Problem to work on:
Retype every line from the start of the data down to and including the line with "(n4) at (19,565)". Skip the pictures.

Data provided:
- - -
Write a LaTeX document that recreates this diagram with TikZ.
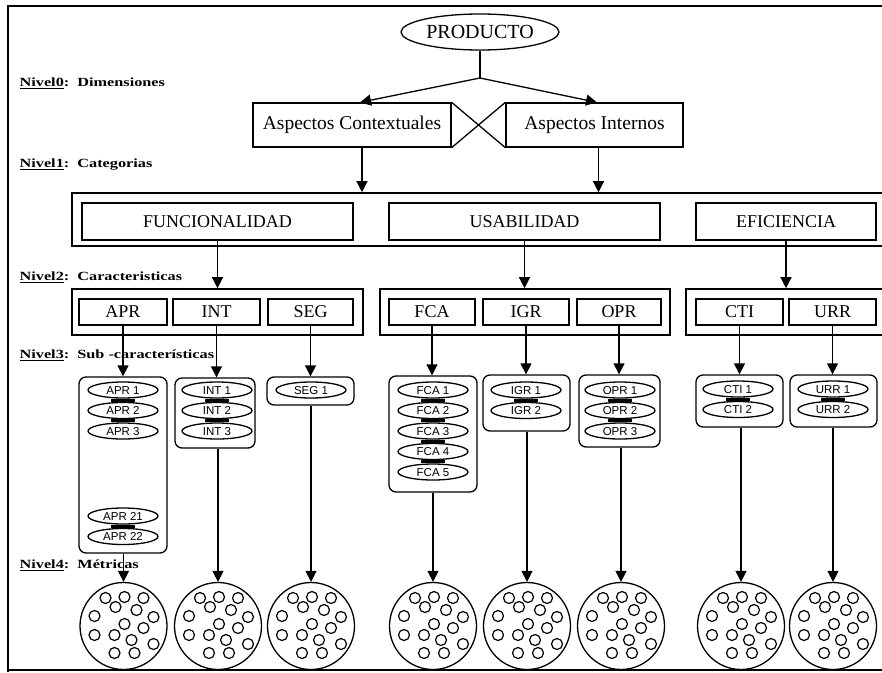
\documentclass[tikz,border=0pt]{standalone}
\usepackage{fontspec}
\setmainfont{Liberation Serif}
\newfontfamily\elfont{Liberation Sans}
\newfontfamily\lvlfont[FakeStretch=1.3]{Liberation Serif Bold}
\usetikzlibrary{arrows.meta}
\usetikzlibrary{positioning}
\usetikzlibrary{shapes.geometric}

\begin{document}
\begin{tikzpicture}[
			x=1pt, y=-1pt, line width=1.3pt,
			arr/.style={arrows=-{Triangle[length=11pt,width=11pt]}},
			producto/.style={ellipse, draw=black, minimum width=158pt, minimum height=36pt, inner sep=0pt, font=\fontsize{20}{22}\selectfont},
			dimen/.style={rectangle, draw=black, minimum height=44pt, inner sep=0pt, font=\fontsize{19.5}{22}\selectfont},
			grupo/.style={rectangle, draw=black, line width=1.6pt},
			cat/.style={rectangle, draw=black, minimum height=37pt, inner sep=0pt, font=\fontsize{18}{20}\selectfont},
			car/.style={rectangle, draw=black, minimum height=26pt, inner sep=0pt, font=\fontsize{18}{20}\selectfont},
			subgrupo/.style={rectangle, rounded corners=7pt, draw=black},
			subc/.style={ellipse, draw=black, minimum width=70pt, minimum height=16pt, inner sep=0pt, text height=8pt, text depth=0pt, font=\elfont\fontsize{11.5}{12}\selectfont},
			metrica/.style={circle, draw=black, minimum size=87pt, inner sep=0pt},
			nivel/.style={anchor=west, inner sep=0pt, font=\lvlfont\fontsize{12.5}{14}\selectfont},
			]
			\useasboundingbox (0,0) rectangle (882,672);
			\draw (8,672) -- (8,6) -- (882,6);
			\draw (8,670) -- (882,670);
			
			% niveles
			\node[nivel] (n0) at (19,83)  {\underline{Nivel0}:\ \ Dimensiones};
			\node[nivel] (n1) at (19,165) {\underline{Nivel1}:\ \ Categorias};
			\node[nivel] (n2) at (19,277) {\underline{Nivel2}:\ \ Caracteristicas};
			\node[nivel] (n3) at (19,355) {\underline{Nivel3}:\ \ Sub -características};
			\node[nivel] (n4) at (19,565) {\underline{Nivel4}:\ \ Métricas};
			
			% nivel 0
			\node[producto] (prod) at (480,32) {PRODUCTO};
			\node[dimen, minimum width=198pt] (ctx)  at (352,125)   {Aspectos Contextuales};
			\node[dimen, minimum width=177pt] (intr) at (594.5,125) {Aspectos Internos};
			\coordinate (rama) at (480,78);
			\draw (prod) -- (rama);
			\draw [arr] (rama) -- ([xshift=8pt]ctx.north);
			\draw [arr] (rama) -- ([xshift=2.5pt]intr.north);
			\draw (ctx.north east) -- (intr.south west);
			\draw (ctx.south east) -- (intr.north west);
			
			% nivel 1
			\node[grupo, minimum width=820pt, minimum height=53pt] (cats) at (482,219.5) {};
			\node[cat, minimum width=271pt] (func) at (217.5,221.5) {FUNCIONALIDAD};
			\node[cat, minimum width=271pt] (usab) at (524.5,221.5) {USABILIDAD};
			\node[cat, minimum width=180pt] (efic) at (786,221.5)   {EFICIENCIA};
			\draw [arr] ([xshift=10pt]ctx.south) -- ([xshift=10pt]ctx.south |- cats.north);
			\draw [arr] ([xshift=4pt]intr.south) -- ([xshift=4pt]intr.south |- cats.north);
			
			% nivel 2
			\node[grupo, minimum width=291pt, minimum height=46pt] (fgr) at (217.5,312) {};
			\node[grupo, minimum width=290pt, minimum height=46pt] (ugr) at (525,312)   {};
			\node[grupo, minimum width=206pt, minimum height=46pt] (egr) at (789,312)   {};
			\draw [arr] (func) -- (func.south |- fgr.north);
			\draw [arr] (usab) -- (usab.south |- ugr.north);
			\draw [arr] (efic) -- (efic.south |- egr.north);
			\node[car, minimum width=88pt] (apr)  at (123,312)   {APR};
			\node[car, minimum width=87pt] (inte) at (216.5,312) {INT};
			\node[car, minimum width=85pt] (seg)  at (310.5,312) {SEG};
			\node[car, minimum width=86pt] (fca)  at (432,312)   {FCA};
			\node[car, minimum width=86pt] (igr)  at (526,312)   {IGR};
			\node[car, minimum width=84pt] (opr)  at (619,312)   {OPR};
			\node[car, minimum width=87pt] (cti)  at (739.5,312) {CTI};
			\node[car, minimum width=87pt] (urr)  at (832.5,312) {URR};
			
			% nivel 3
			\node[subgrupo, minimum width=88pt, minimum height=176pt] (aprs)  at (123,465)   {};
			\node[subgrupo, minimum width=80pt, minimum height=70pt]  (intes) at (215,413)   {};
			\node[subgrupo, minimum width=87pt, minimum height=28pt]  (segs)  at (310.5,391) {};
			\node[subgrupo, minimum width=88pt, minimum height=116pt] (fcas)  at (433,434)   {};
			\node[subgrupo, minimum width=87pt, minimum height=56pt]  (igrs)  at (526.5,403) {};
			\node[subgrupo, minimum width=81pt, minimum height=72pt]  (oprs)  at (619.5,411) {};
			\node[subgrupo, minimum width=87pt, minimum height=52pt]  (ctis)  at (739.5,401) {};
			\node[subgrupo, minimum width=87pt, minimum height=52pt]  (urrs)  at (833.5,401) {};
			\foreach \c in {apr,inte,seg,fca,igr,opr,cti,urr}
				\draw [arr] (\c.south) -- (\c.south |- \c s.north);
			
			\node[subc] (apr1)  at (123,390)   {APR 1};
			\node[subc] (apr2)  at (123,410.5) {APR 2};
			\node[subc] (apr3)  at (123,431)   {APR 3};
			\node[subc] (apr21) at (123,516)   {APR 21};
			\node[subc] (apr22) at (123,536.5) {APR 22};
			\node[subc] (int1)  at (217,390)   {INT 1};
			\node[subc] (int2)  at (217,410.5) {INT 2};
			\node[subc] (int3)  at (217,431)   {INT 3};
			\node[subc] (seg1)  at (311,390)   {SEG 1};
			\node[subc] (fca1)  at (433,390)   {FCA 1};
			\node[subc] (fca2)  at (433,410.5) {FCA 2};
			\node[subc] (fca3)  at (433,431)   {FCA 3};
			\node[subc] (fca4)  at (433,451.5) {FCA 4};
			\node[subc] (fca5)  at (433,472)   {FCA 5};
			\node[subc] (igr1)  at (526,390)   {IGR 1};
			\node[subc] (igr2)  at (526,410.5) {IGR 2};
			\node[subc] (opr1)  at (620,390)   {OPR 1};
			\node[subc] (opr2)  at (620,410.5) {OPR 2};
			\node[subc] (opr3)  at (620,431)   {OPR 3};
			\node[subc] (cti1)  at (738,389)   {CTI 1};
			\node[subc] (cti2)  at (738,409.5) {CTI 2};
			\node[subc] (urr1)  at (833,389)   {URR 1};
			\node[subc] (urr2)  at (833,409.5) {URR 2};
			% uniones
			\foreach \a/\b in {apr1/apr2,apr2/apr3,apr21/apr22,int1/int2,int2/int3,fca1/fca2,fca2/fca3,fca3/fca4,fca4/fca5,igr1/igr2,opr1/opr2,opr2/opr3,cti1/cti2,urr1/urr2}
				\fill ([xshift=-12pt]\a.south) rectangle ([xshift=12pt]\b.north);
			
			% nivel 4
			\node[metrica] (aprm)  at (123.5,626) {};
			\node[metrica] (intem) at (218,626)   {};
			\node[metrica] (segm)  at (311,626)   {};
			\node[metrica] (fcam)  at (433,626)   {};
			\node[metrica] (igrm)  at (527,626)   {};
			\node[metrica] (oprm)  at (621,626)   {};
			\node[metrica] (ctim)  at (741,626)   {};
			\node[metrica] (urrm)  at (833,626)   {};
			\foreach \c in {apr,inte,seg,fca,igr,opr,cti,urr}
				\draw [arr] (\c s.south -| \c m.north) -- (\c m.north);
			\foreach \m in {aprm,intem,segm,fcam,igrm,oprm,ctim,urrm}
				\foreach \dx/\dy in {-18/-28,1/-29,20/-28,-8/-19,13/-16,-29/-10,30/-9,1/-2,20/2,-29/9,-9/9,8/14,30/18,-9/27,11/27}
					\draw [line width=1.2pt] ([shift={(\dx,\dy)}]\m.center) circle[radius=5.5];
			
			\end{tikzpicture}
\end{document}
- - -
Task solution:
Write a LaTeX document that recreates this diagram with TikZ.
\documentclass[tikz,border=0pt]{standalone}
\usepackage{fontspec}
\setmainfont{Liberation Serif}
\newfontfamily\elfont{Liberation Sans}
\newfontfamily\lvlfont[FakeStretch=1.3]{Liberation Serif Bold}
\usetikzlibrary{arrows.meta}
\usetikzlibrary{positioning}
\usetikzlibrary{shapes.geometric}

\begin{document}
\begin{tikzpicture}[
			x=1pt, y=-1pt, line width=1.3pt,
			arr/.style={arrows=-{Triangle[length=11pt,width=11pt]}},
			producto/.style={ellipse, draw=black, minimum width=158pt, minimum height=36pt, inner sep=0pt, font=\fontsize{20}{22}\selectfont},
			dimen/.style={rectangle, draw=black, minimum height=44pt, inner sep=0pt, font=\fontsize{19.5}{22}\selectfont},
			grupo/.style={rectangle, draw=black, line width=1.6pt},
			cat/.style={rectangle, draw=black, minimum height=37pt, inner sep=0pt, font=\fontsize{18}{20}\selectfont},
			car/.style={rectangle, draw=black, minimum height=26pt, inner sep=0pt, font=\fontsize{18}{20}\selectfont},
			subgrupo/.style={rectangle, rounded corners=7pt, draw=black},
			subc/.style={ellipse, draw=black, minimum width=70pt, minimum height=16pt, inner sep=0pt, text height=8pt, text depth=0pt, font=\elfont\fontsize{11.5}{12}\selectfont},
			metrica/.style={circle, draw=black, minimum size=87pt, inner sep=0pt},
			nivel/.style={anchor=west, inner sep=0pt, font=\lvlfont\fontsize{12.5}{14}\selectfont},
			]
			\useasboundingbox (0,0) rectangle (882,672);
			\draw (8,672) -- (8,6) -- (882,6);
			\draw (8,670) -- (882,670);
			
			% niveles
			\node[nivel] (n0) at (19,83)  {\underline{Nivel0}:\ \ Dimensiones};
			\node[nivel] (n1) at (19,165) {\underline{Nivel1}:\ \ Categorias};
			\node[nivel] (n2) at (19,277) {\underline{Nivel2}:\ \ Caracteristicas};
			\node[nivel] (n3) at (19,355) {\underline{Nivel3}:\ \ Sub -características};
			\node[nivel] (n4) at (19,565) {\underline{Nivel4}:\ \ Métricas};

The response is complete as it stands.